Write the data out again, character for character, with no images.

══ Data ══

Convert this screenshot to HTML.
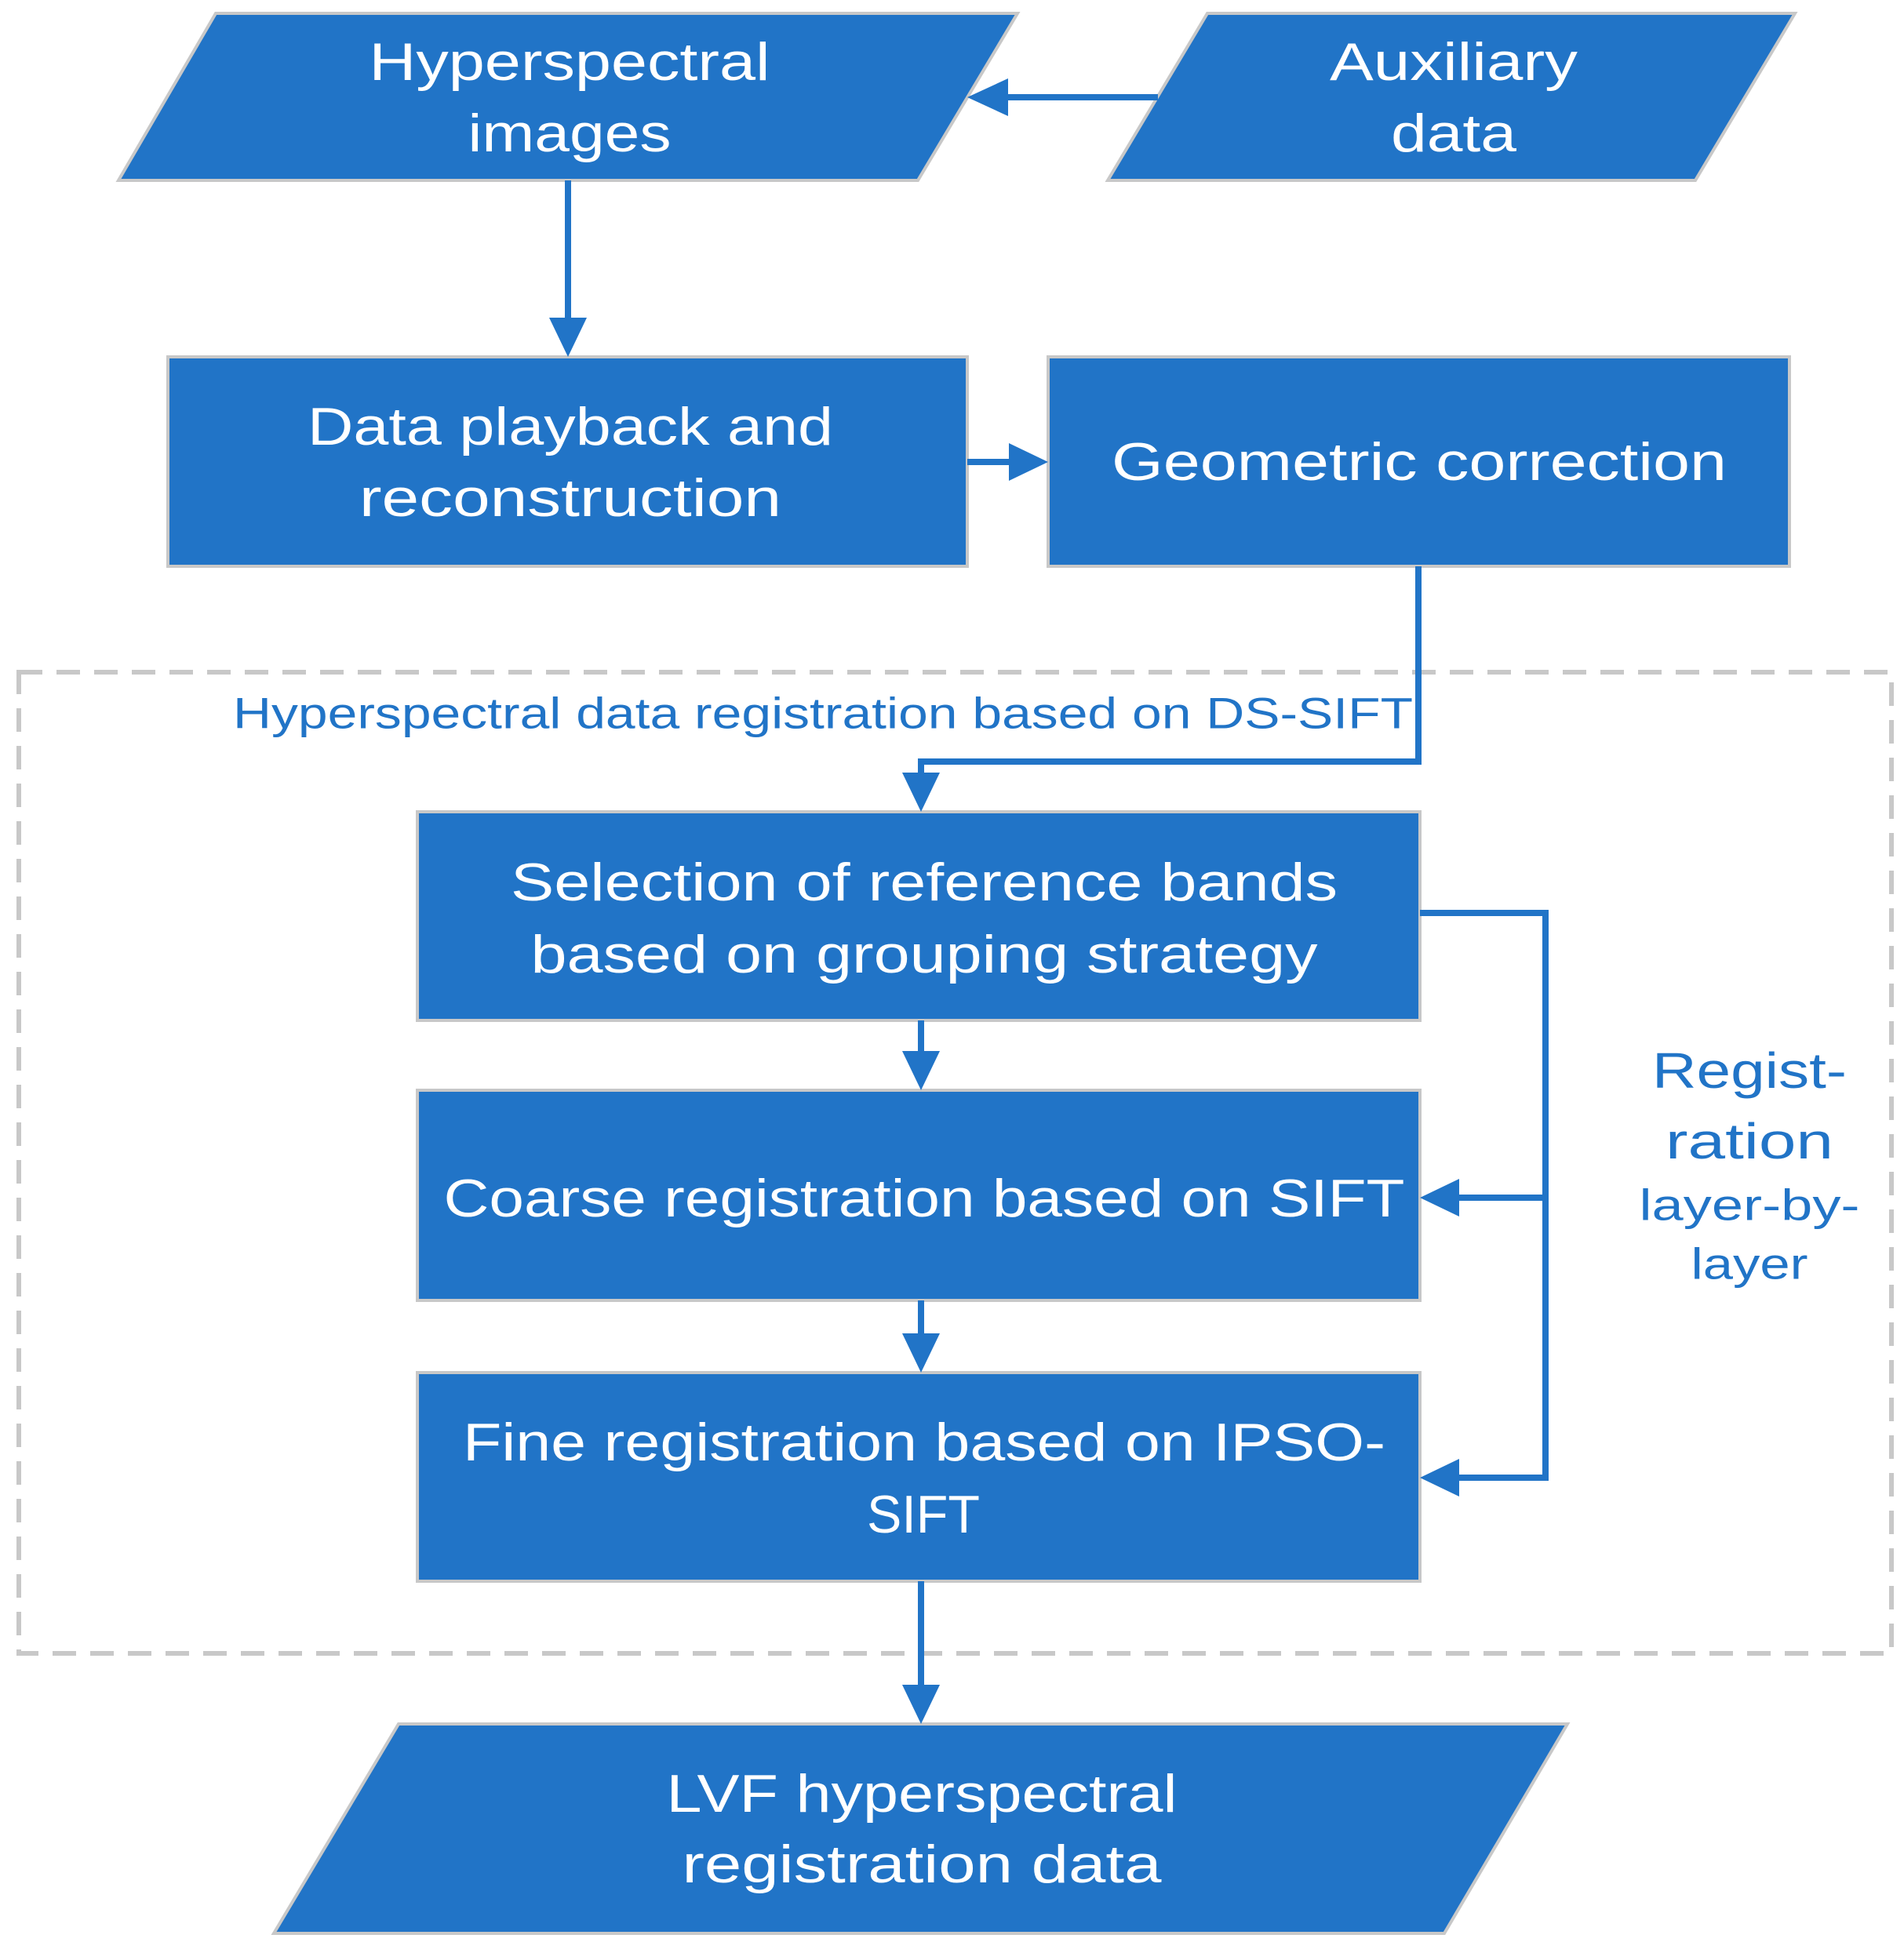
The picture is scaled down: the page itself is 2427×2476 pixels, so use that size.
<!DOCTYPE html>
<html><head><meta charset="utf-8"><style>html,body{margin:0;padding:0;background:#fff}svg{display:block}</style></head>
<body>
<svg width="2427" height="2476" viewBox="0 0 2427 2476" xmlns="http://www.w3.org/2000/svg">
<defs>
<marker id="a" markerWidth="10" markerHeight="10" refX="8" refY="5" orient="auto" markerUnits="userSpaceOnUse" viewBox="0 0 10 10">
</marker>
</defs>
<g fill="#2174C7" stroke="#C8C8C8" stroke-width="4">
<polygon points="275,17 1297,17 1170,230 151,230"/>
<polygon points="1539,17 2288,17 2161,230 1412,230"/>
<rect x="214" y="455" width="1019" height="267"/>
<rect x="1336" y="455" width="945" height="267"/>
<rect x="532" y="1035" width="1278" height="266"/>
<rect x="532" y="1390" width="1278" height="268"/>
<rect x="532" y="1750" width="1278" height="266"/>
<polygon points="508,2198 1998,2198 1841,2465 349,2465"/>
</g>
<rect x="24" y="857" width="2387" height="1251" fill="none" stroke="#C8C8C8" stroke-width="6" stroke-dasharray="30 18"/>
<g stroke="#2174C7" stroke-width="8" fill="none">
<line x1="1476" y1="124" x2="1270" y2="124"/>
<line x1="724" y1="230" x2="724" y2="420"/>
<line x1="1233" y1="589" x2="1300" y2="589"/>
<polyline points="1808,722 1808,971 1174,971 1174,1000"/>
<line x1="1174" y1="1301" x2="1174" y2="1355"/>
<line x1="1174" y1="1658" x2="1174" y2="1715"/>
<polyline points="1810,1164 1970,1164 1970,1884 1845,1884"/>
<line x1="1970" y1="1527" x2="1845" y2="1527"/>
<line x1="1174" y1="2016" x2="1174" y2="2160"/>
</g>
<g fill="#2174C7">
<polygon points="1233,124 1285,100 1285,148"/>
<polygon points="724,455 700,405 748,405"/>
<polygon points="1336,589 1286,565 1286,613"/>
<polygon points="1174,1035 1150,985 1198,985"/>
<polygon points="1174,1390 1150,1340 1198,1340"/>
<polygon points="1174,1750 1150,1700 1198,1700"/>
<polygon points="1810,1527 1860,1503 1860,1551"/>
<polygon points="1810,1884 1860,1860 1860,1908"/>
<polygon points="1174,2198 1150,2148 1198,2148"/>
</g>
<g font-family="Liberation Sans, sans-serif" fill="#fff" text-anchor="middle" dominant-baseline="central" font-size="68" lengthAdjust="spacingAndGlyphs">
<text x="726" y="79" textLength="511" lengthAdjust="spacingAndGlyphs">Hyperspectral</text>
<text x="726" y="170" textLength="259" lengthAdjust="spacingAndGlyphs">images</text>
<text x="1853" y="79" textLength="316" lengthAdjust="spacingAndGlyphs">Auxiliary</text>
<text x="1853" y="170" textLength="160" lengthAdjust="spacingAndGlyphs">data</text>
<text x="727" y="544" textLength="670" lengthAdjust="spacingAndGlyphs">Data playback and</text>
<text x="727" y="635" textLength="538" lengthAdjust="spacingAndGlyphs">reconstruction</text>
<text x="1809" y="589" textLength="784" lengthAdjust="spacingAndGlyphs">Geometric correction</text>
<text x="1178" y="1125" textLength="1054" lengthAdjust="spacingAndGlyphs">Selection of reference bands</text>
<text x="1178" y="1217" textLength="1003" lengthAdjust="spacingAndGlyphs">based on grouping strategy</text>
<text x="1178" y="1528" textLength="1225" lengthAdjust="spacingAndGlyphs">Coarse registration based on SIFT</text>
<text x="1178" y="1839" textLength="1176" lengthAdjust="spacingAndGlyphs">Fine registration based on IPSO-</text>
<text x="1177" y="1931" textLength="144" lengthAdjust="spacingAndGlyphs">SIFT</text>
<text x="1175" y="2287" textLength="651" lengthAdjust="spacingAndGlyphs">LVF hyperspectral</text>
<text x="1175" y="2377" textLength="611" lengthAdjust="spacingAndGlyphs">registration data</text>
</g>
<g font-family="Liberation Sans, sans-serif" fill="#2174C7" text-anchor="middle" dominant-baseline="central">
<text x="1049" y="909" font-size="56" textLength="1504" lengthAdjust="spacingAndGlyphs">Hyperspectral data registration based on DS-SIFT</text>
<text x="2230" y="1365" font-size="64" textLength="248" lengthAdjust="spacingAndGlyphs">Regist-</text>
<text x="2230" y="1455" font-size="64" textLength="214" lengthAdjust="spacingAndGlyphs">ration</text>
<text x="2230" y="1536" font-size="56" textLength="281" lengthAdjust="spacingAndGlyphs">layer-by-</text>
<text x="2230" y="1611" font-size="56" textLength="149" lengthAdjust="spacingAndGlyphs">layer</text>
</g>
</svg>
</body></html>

═══

**Right answer**
Convert this screenshot to HTML.
The picture is scaled down: the page itself is 2427×2476 pixels, so use that size.
<!DOCTYPE html>
<html><head><meta charset="utf-8"><style>html,body{margin:0;padding:0;background:#fff}svg{display:block}</style></head>
<body>
<svg width="2427" height="2476" viewBox="0 0 2427 2476" xmlns="http://www.w3.org/2000/svg">
<defs>
<marker id="a" markerWidth="10" markerHeight="10" refX="8" refY="5" orient="auto" markerUnits="userSpaceOnUse" viewBox="0 0 10 10">
</marker>
</defs>
<g fill="#2174C7" stroke="#C8C8C8" stroke-width="4">
<polygon points="275,17 1297,17 1170,230 151,230"/>
<polygon points="1539,17 2288,17 2161,230 1412,230"/>
<rect x="214" y="455" width="1019" height="267"/>
<rect x="1336" y="455" width="945" height="267"/>
<rect x="532" y="1035" width="1278" height="266"/>
<rect x="532" y="1390" width="1278" height="268"/>
<rect x="532" y="1750" width="1278" height="266"/>
<polygon points="508,2198 1998,2198 1841,2465 349,2465"/>
</g>
<rect x="24" y="857" width="2387" height="1251" fill="none" stroke="#C8C8C8" stroke-width="6" stroke-dasharray="30 18"/>
<g stroke="#2174C7" stroke-width="8" fill="none">
<line x1="1476" y1="124" x2="1270" y2="124"/>
<line x1="724" y1="230" x2="724" y2="420"/>
<line x1="1233" y1="589" x2="1300" y2="589"/>
<polyline points="1808,722 1808,971 1174,971 1174,1000"/>
<line x1="1174" y1="1301" x2="1174" y2="1355"/>
<line x1="1174" y1="1658" x2="1174" y2="1715"/>
<polyline points="1810,1164 1970,1164 1970,1884 1845,1884"/>
<line x1="1970" y1="1527" x2="1845" y2="1527"/>
<line x1="1174" y1="2016" x2="1174" y2="2160"/>
</g>
<g fill="#2174C7">
<polygon points="1233,124 1285,100 1285,148"/>
<polygon points="724,455 700,405 748,405"/>
<polygon points="1336,589 1286,565 1286,613"/>
<polygon points="1174,1035 1150,985 1198,985"/>
<polygon points="1174,1390 1150,1340 1198,1340"/>
<polygon points="1174,1750 1150,1700 1198,1700"/>
<polygon points="1810,1527 1860,1503 1860,1551"/>
<polygon points="1810,1884 1860,1860 1860,1908"/>
<polygon points="1174,2198 1150,2148 1198,2148"/>
</g>
<g font-family="Liberation Sans, sans-serif" fill="#fff" text-anchor="middle" dominant-baseline="central" font-size="68" lengthAdjust="spacingAndGlyphs">
<text x="726" y="79" textLength="511" lengthAdjust="spacingAndGlyphs">Hyperspectral</text>
<text x="726" y="170" textLength="259" lengthAdjust="spacingAndGlyphs">images</text>
<text x="1853" y="79" textLength="316" lengthAdjust="spacingAndGlyphs">Auxiliary</text>
<text x="1853" y="170" textLength="160" lengthAdjust="spacingAndGlyphs">data</text>
<text x="727" y="544" textLength="670" lengthAdjust="spacingAndGlyphs">Data playback and</text>
<text x="727" y="635" textLength="538" lengthAdjust="spacingAndGlyphs">reconstruction</text>
<text x="1809" y="589" textLength="784" lengthAdjust="spacingAndGlyphs">Geometric correction</text>
<text x="1178" y="1125" textLength="1054" lengthAdjust="spacingAndGlyphs">Selection of reference bands</text>
<text x="1178" y="1217" textLength="1003" lengthAdjust="spacingAndGlyphs">based on grouping strategy</text>
<text x="1178" y="1528" textLength="1225" lengthAdjust="spacingAndGlyphs">Coarse registration based on SIFT</text>
<text x="1178" y="1839" textLength="1176" lengthAdjust="spacingAndGlyphs">Fine registration based on IPSO-</text>
<text x="1177" y="1931" textLength="144" lengthAdjust="spacingAndGlyphs">SIFT</text>
<text x="1175" y="2287" textLength="651" lengthAdjust="spacingAndGlyphs">LVF hyperspectral</text>
<text x="1175" y="2377" textLength="611" lengthAdjust="spacingAndGlyphs">registration data</text>
</g>
<g font-family="Liberation Sans, sans-serif" fill="#2174C7" text-anchor="middle" dominant-baseline="central">
<text x="1049" y="909" font-size="56" textLength="1504" lengthAdjust="spacingAndGlyphs">Hyperspectral data registration based on DS-SIFT</text>
<text x="2230" y="1365" font-size="64" textLength="248" lengthAdjust="spacingAndGlyphs">Regist-</text>
<text x="2230" y="1455" font-size="64" textLength="214" lengthAdjust="spacingAndGlyphs">ration</text>
<text x="2230" y="1536" font-size="56" textLength="281" lengthAdjust="spacingAndGlyphs">layer-by-</text>
<text x="2230" y="1611" font-size="56" textLength="149" lengthAdjust="spacingAndGlyphs">layer</text>
</g>
</svg>
</body></html>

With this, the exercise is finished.